参加者との質疑では、今後の評議員会の運営に関する助言をもらいたいとの質問が出され、森田審議官から、事務局の機能を担う職員の役割は大きいこと、評議員の候補者の大学に対する意識と考え方を日常的につかんでおくことが重要であるとともに、大学や法人の状況や方針を理解していただくことが必要であること、自法人の評議員会について、どのような評議員会を作っていくのかを主体的に関わって検討していくことが重要であるとの回答がされた。また、今次の改革について職員に関わって、課題と影響を考えたときにどう考えるのか、との質問には、森田審議官より、両者の新しい関係を作ることが必要であり、この仕事はアドミニストレーションの仕事であること、管理運営のことを過去の経過を含めて考えているのは職員であり、これを伝えるという重要な役割があること、評議員会をどうするのかについては知恵を絞る必要があり、法人部門への人員配置が必要なので、仕事や配置に出る可能性があるだろうことが指摘された。篠田先生からは、理事の体制強化、学外者との連携、合同研修会の企画運営、中長期計画への教職員への共有と一致が職員に求められること、笠原会長からは、関係者をつなぐ役目であることが指摘され、教員よりもいわゆる「汚れ役」が得意であること、実態のデータを持っていること、関係者の認識を正すことができることなど、絶妙な立ち位置での役割が指摘された。

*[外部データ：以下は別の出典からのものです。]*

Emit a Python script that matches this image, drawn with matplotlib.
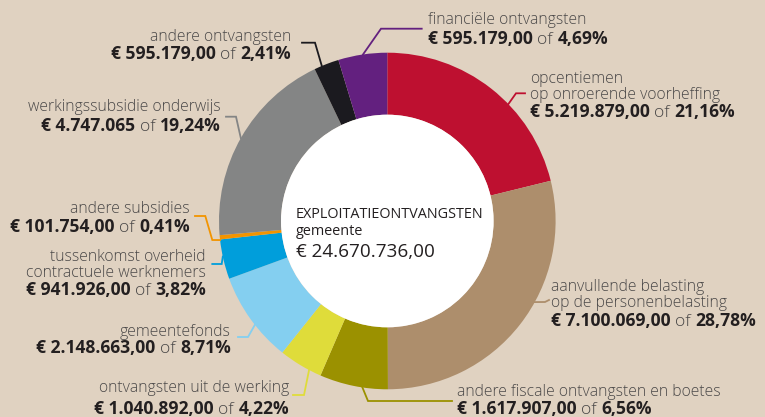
import numpy as np
import matplotlib
matplotlib.use("Agg")
import matplotlib.pyplot as plt
from matplotlib.patches import Circle

# ---------------- data ----------------
categories = [
    "opcentiemen\nop onroerende voorheffing",
    "aanvullende belasting\nop de personenbelasting",
    "andere fiscale ontvangsten en boetes",
    "ontvangsten uit de werking",
    "gemeentefonds",
    "tussenkomst overheid\ncontractuele werknemers",
    "andere subsidies",
    "werkingssubsidie onderwijs",
    "andere ontvangsten",
    "financiële ontvangsten",
]
amounts = [
    "€ 5.219.879,00", "€ 7.100.069,00", "€ 1.617.907,00", "€ 1.040.892,00",
    "€ 2.148.663,00", "€ 941.926,00", "€ 101.754,00", "€ 4.747.065",
    "€ 595.179,00", "€ 595.179,00",
]
percentages = [21.16, 28.78, 6.56, 4.22, 8.71, 3.82, 0.41, 19.24, 2.41, 4.69]
pct_labels = ["21,16%", "28,78%", "6,56%", "4,22%", "8,71%", "3,82%",
              "0,41%", "19,24%", "2,41%", "4,69%"]
center_title = "EXPLOITATIEONTVANGSTEN"
center_sub = "gemeente"
center_total = "€ 24.670.736,00"

# ---------------- style ----------------
colors = ["#BE1030", "#AD8E6C", "#9B9100", "#DFDC3A", "#84CFF0",
          "#009EDB", "#F29400", "#848585", "#1B1A1F", "#63207F"]
BG = "#E0D2C1"
TXT_LIGHT = "#4A4848"
TXT_BOLD = "#231F20"
FONT = "Open Sans"
TITLE_SIZE = 11.3
VALUE_SIZE = 12.6

W_PX, H_PX = 765, 417
CX, CY, R, RING = 387.3, 221.0, 168.3, 62.0

# layout: anchor angle (deg clockwise from top), leader path (px),
# text x, baseline of last title line, baseline of value line
layout = [
    dict(ang=46.0, path=[(516, 93.3), (525, 93.3)], x=530, t=99, v=117, ha="left"),
    dict(ang=118.8, path=[(545, 302), (549, 300)], x=551, t=307, v=326, ha="left"),
    dict(ang=188.5, path=[(368, 401), (452, 401)], x=457, t=396, v=413.5, ha="left"),
    dict(ang=207.7, path=[(304, 395), (293, 395)], x=289, t=392, v=413.5, ha="right"),
    dict(ang=231.9, path=[(248, 337), (238, 337)], x=231, t=336, v=353, ha="right"),
    dict(ang=257.8, path=[(221.7, 264), (212.3, 264)], x=206, t=277, v=295, ha="right"),
    dict(ang=263.5, path=[(212.3, 240), (205.3, 216), (195, 216)], x=190, t=213, v=232, ha="right"),
    dict(ang=299.5, path=[(236, 116.7), (226, 116.7)], x=221, t=111, v=131, ha="right"),
    dict(ang=337.1, path=[(315, 42.7), (302, 42.7)], x=291, t=41, v=59, ha="right"),
    dict(ang=351.7, path=[(381, 28.7), (421.7, 28.7)], x=428, t=24, v=44, ha="left"),
]

fig = plt.figure(figsize=(W_PX / 100, H_PX / 100), dpi=100, facecolor=BG)
ax = fig.add_axes([0, 0, 1, 1])
ax.set_facecolor(BG)

def P(px, py):
    return px, H_PX - py

ax.pie(percentages, colors=colors, startangle=90, counterclock=False,
       center=P(CX, CY), radius=R,
       wedgeprops=dict(width=RING, linewidth=0, antialiased=True))
ax.add_patch(Circle(P(CX, CY), R - RING, facecolor="white", edgecolor="none", zorder=3))
ax.set_xlim(0, W_PX)
ax.set_ylim(0, H_PX)
ax.set_aspect("auto")
ax.axis("off")

renderer = fig.canvas.get_renderer()

def width_of(t):
    return t.get_window_extent(renderer).width

def mixed_line(x, y, pieces, ha):
    objs = []
    for s, wgt, sz, col in pieces:
        objs.append(ax.text(0, 0, s, fontsize=sz, fontweight=wgt, color=col,
                            family=FONT, va="baseline", ha="left", zorder=5))
    widths = [width_of(o) for o in objs]
    gap = 4.5
    total = sum(widths) + gap * (len(objs) - 1)
    start = x if ha == "left" else x - total
    cur = start
    for o, w in zip(objs, widths):
        o.set_position(P(cur, y))
        cur += w + gap

for i, lay in enumerate(layout):
    a = np.deg2rad(lay["ang"])
    sx, sy = CX + R * np.sin(a), CY - R * np.cos(a)
    pts = [(sx, sy)] + lay["path"]
    xs = [p[0] for p in pts]
    ys = [H_PX - p[1] for p in pts]
    ax.plot(xs, ys, color=colors[i], lw=1.3, solid_joinstyle="miter", zorder=4)
    ax.text(*P(lay["x"], lay["t"]), categories[i], fontsize=TITLE_SIZE, fontweight="light",
            color=TXT_LIGHT, family=FONT, ha=lay["ha"], ma=lay["ha"], va="baseline",
            linespacing=0.96, zorder=5)
    mixed_line(lay["x"], lay["v"],
               [(amounts[i], "bold", VALUE_SIZE, TXT_BOLD),
                ("of", "light", VALUE_SIZE, TXT_LIGHT),
                (pct_labels[i], "bold", VALUE_SIZE, TXT_BOLD)], lay["ha"])

ax.text(*P(296, 218), center_title, fontsize=10.4, color=TXT_BOLD, family=FONT,
        ha="left", va="baseline", zorder=6)
ax.text(*P(296, 235), center_sub, fontsize=10.4, color=TXT_BOLD, family=FONT,
        ha="left", va="baseline", zorder=6)
ax.text(*P(296, 257), center_total, fontsize=13.6, color=TXT_BOLD, family=FONT,
        ha="left", va="baseline", zorder=6)

fig.savefig("out.png", dpi=100, facecolor=BG)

第2部を終了したのち、オンライン会場での開催は終了され、中締めとして岡田副会長より挨拶がされた。
【第3部】ワークショップ
ワークショップでは、参加者がそれぞれのグループに分かれ、「ガバナンス改革、私学法改訂は、大学運営にどのような影響をもたらすか、問題点は何か、逆に改善につなげられる点は何か?」、「問題点をどう解決するか、プラス面があれば、どうやって改善に繋げるか、これらの改善方策をできるだけ具体的に提案し、それら全体を推進する職員の役割はどこにあるか、何をしなければならないか」について議論がされた。議論の後、各グループでの議論状況が発表され、篠田先生より講評をいただいた。
最後に、近畿地区代表世話人の澤田常務理事より閉会のあいさつがされ、企画を終了した。
■まとめ
本シンポジウムはコロナ禍において、この間実施されてこなかった、対面形式を含めた開催であった。テーマについての関心の高さと、講師の方々の知名度もあり、多くの方の申し込みと参加をいただいた。ワークショップでは、感染対策を実施しながらというやりにくさもあったが、非常に活発に情報共有や意見交換が行なわれ、対面形式での利点を改めて感じさせる企画となった。
内容としては、大学ガバナンス改革や私立学校法改正の中身を受け身ではなく、主体的に改善につないでいくという姿勢が重要であること、その中で職員の役割がますます重要であることが共通認識として共有されたと考える。また、職員自身が学内外での研鑽を通じて力量を向上させ、その期待に応えることの必要性も確認されたが、その中での大学行政管理学会の役割が改めて浮き彫りになったと認識されるものである。この企画を契機として、将来の職員のありようを具体的に検討する企画を実施していくこととしたい。